ChevronPhillips Relates Early Wireless Lessons

Oct. 1, 2008
Wireless Wars: The Engineer Strikes Back

Applications of new technologies seldom go as planned, but the potential of significant cost savings can help guide an engineer through the hazards and pitfalls.

That was the case at the ChevronPhillips plant in Pasadena, Texas, where Alice McWilliams, senior instrument and electrical engineer, used the Force to defeat the Dark Side and create a wireless system to monitor certain data readings.

“And when Hurricane Ike hit, the network still ran fine.” Despite early battles with mold and condensation, ChevronPhillips’ Alice McWilliams ultimately prevailed in her first wireless implementation, saving 65% of installation costs to boot.
She and John Scott, senior account manager from Emerson Process Management’s Rosemount division, presented the lessons they learned in a session they called “Wireless Wars: The Engineer Strikes Back” at the 2008 Emerson Global Users Exchange this week in Washington, D.C.

Initially, the impetus for the project involved the need to obtain two readings, but things escalated quickly.

“We had a 40-foot-tall tank that had to be climbed whenever we unloaded a barge,” explained McWilliams. “I wanted to automate the recording of measurements to record temperature and valve opening on the tank. We needed accurate data, but it was at the very top of this tank. Then two additional applications—a bearing temperature for a pump and the barge unloading line pressure—fell into our laps. We’d have to put up a huge scaffold to get cable and conduit to the top of the tank, so a wireless network was the right thing for this project.”

McWilliams and Scott first looked at both wired and wireless solutions. “We began to look at a wired solution for cost reduction,” said Scott. “But we came up with a 65% installation savings by going with wireless. One of the bigger costs for a wired solution would have been the scaffolding.”

McWilliams wanted to run a minimum amount of cable, which meant she needed a wireless gateway installed in the rack room, which had access to 24-V power, but is 600 ft away from the transmitters, and the 900-MHz radio waves weren’t strong enough.

“That’s when we began talking about a self-organizing network to give data reliability,” explained Scott. “We built the network so it could receive the information and give 99% data reliability.”

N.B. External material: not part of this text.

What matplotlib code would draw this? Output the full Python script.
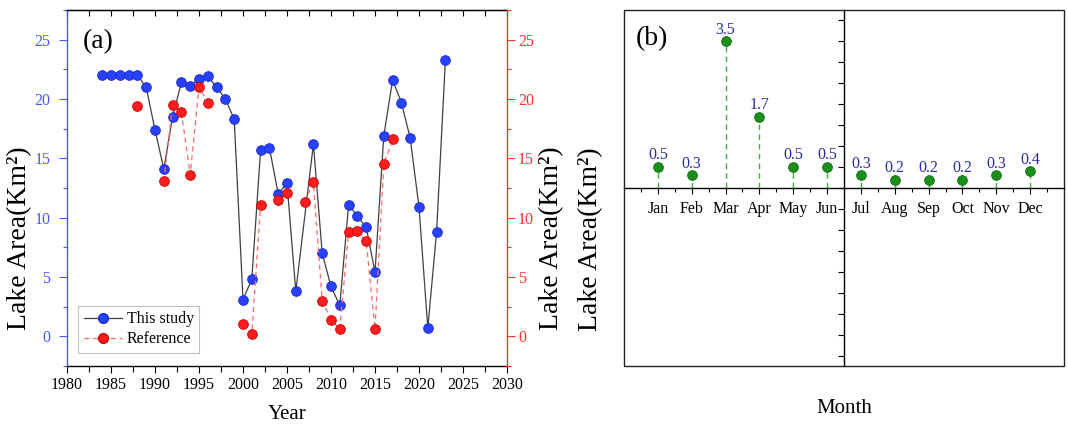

Then concerns arose over the frequency. “Our plant radio walkie-talkies use the same 900-MHz frequency range as the network,” said McWilliams. “Our radio people were very concerned when we brought in a network that ran at the same frequency as theirs. A radio frequency analyzer showed no interference, but they still were not happy.” To put their fears at ease, Scott explained five key aspects of the network, including protection/encryption, authentication, verification, key management and anti-jamming, which allayed the concerns.

A Heated Battle

But then the battle began to heat up. “I really thought putting the gateway on top of the rack room to receive all of the different signals would be a good idea, but no one really liked to climb up on that roof,” explained McWilliams. And when the first gateway developed mold on a card, on top of its inconvenient location, it was replaced and moved into the rack room. Then the second gateway quit a little more than a month after it was installed. In an attempt to correct the problem, McWilliams cycled power in the hope of resetting it. “What that did was to vaporize all stored data on what had gone wrong with the gateway,” said McWilliams.

When the third gateway was installed, it included a remote antenna, a feature that McWilliams had wanted from the start, but which had only recently become available. “Getting the gateway down from the roof and adding the antenna certainly helped everything,” said McWilliams. The 1420 wireless gateway was installed and operational. It seemed The Force was with them.

And then the transmitters had their say. “The temperature transmitter that started it all was the first one to give me trouble,” said McWilliams. “One day the temperature was up at 70 degrees, and the next day it was down to 35. This is the condenser temperature reading that was the cornerstone of the whole project.”

The batteries were replaced, but less than three months later, the same transmitter “flat-lined” for 16 hours before coming back by itself. At the same time, one of the bearing temperature transmitters on the catalyst pumps failed for a short time in the cold weather and then recovered.

“Then the same pump-bearing temperature transmitter experienced a significant drop in battery voltage, so the batteries were replaced again,” said McWilliams. “We were concerned why we were losing signals and batteries, so we looked at them and removed the covers and found condensation. We put Teflon tape on the conduit plugs because temperature plays a big roll in battery voltage levels.” And once the condensation problem was corrected, battery life improved.

But with all of these lessons came valuable experience. “We developed troubleshooting experience in wireless,” said McWilliams. “Plus, we added the temperature transmitter without Rosemount to prove the system is easy to maintain and grow. We also got a lot of valuable process information at a much lower cost due to the 65% installation savings. And when Hurricane Ike hit, the network still ran fine.”